Andrew Orlowski of The Register wrote a flat-out brilliant piece that takes gates gently but firmly to task for his delusions, and I quote:
“But Gates’ belief in interactivity is almost religious. An intelligent man with a zero boredom threshold, it’s no wonder he finds traditional broadcasting tedious and dull. As Gates tells the Hollywood Reporter, he hates linear assumptions.
Gates’ presumption that only stupid people can enjoy non-interactive TV is widely shared amongst technology evangelists, but it isn’t widely shared amongst the population at large, who simply clamor for better programs. The enthusiasm of the audeince during Jon Stewart’s Crossfire appearance, where he berated the format for its idiotic theatre, shows that people want better programming, not to click more.

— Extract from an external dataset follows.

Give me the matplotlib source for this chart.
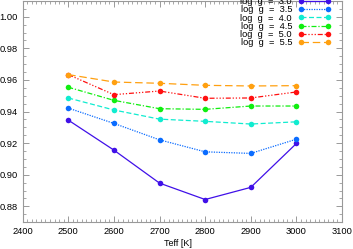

But in addition to thinking mass audiences are axiomatically stupid – if you got a dollar for every time a technology enthusiast berated someone “not getting it!”, there wouldn’t be a pensions crisis – Bill also makes a another mistake. He thinks broadcasters are stupid, too.”
Assuming stupidity on the part of a potential adversary is dangerous. And after reading both articles it was pretty clear that Gates has sunk enough fingers in enough pies to be clearly looking to dis-intermediate everyone in the industry between the content creator and the content user. Which is fine – if you can find a better highway (a two-way highway, no less) between the two sides. But it looks increasingly like Microsoft is simply interested in building any highway, as long as the tolls go to Redmond.
This is not the old days, Bill. We’re not going to sit back and let you steamroller us into sending larger and larger chunks of our disposable income in your direction.